The sooner we face the fear, the sooner we can see an unsurmountable change in our lives. One we never thought possible. It takes serious will and practice but the outcome far greater outweighs that of constantly wondering what actually lay beyond the dark, arduous route.
3 Beginning Steps to Help You Overcome Fear / Leave Your Comfort Zone
Ask yourself why you want to overcome your fear, why you want to change your behaviour. When the why is clear, the how becomes more intuitive and less of a battle with yourself. When the why is chosen and solid, you’re willingness and resilience to walk through the fire becomes stronger. When you know why you want to choose a different path, nothing will stop you.
Meditation can really help you consolidate your seat within yourself. It allows us to act from a space of calm and mindfulness so we’re less likely to make rash and compulsive decisions. When we’re totally mindful and present in our actions, we watch as our decisions unfold. This simple act of watching gives us power and autonomy over what might normally be auto-pilot, compulsive behaviour. Being in the now within yourself will give you the strength to make mindful choices to stay on a new path rather than stray back to old behaviours.

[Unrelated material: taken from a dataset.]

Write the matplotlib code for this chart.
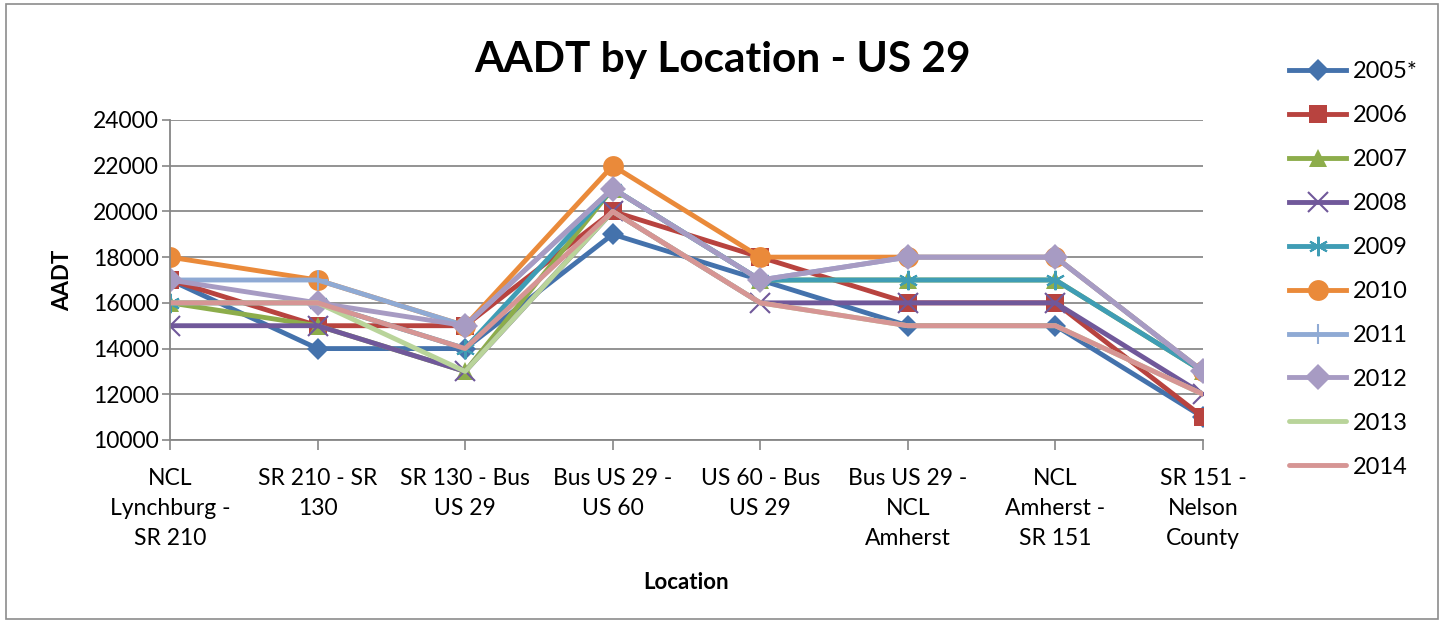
import matplotlib
matplotlib.use("Agg")
import matplotlib.pyplot as plt
from matplotlib.patches import Rectangle

plt.rcParams['font.family'] = ['Lato', 'DejaVu Sans']

locations = ["NCL\nLynchburg -\nSR 210", "SR 210 - SR\n130", "SR 130 - Bus\nUS 29",
             "Bus US 29 -\nUS 60", "US 60 - Bus\nUS 29", "Bus US 29 -\nNCL\nAmherst",
             "NCL\nAmherst -\nSR 151", "SR 151 -\nNelson\nCounty"]

aadt_2005 = [17000, 14000, 14000, 19000, 17000, 15000, 15000, 11000]
aadt_2006 = [17000, 15000, 15000, 20000, 18000, 16000, 16000, 11000]
aadt_2007 = [16000, 15000, 13000, 21000, 17000, 17000, 17000, 13000]
aadt_2008 = [15000, 15000, 13000, 20000, 16000, 16000, 16000, 12000]
aadt_2009 = [16000, 16000, 14000, 21000, 17000, 17000, 17000, 13000]
aadt_2010 = [18000, 17000, 15000, 22000, 18000, 18000, 18000, 13000]
aadt_2011 = [17000, 17000, 15000, 21000, 17000, 18000, 18000, 13000]
aadt_2012 = [17000, 16000, 15000, 21000, 17000, 18000, 18000, 13000]
aadt_2013 = [16000, 16000, 13000, 20000, 16000, 15000, 15000, 12000]
aadt_2014 = [16000, 16000, 14000, 20000, 16000, 15000, 15000, 12000]

years = ["2005*", "2006", "2007", "2008", "2009", "2010", "2011", "2012", "2013", "2014"]
series = [aadt_2005, aadt_2006, aadt_2007, aadt_2008, aadt_2009,
          aadt_2010, aadt_2011, aadt_2012, aadt_2013, aadt_2014]

colors = ["#4472AC", "#B8433F", "#8DAD4B", "#70589A", "#3F9DB5",
          "#EA8A3A", "#8FAAD4", "#A79BC3", "#B9D49A", "#D69594"]
markers = ["D", "s", "^", "x", "*", "o", "+", "D", None, None]
msizes = [11, 13, 13, 14, 14, 15, 15, 13, 0, 0]

fig = plt.figure(figsize=(14.44, 6.23), dpi=100)
fig.patches.append(Rectangle((0.004, 0.006), 0.992, 0.988, transform=fig.transFigure,
                             fill=False, edgecolor="#8c8c8c", linewidth=1.2))
ax = fig.add_axes([170 / 1444, 1 - 440 / 623, (1203 - 170) / 1444, 320 / 623])

x = list(range(len(locations)))
for vals, yr, c, m, ms in zip(series, years, colors, markers, msizes):
    if m is None:
        ax.plot(x, vals, color=c, linewidth=3.5, label=yr, solid_capstyle='round')
    elif m in ("x", "+", "*"):
        mk = m
        if m == "*":
            mk = (6, 2, 0)
        ax.plot(x, vals, color=c, linewidth=3.5, marker=mk, markersize=ms,
                markeredgewidth=1.5, markeredgecolor=c, label=yr)
    else:
        ax.plot(x, vals, color=c, linewidth=3.5, marker=m, markersize=ms,
                markeredgewidth=0, label=yr)

ax.set_xlim(0, 7)
ax.set_ylim(10000, 24000)
ax.set_yticks(range(10000, 24001, 2000))
ax.set_xticks(x)
ax.set_xticklabels(locations, fontsize=16.5, linespacing=1.55)
ax.tick_params(axis='y', labelsize=16.5, length=6, color="#868686", width=1.2, pad=2)
ax.tick_params(axis='x', length=7, color="#868686", width=1.2, pad=13)
ax.grid(axis='y', color="#8a8a8a", linewidth=1.3)
ax.set_axisbelow(True)
for s in ["top", "right"]:
    ax.spines[s].set_visible(False)
for s in ["left", "bottom"]:
    ax.spines[s].set_color("#868686")
    ax.spines[s].set_linewidth(1.3)

ax.set_ylabel("AADT", fontsize=16, fontweight='bold', labelpad=14)
ax.set_xlabel("Location", fontsize=16, fontweight='bold', labelpad=16)
fig.text(0.5, 1 - 60 / 623, "AADT by Location - US 29", ha='center', va='center',
         fontsize=30.5, fontweight='bold')

fig.legend(loc='upper left', bbox_to_anchor=(1280 / 1444, 1 - 52 / 623), frameon=False,
           fontsize=17, handlelength=2.4, labelspacing=0.97, handletextpad=0.3,
           borderaxespad=0)

fig.savefig("out.png", dpi=100)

Spend some minutes of your day imagining what your ideal self would be like. What would they do in this situation? What life have they created for themselves? Visualise the life that you really want, waiting for you at the end of the arduous wrong. Consolidating your desire to reach your destination through visual and emotional connection and stimulus will help you through those difficult days when you might want to throw in the towel. It will keep you focused and give you a more tangible vision of what your why is.
Do it now or do it later. You’re still going to have to do it.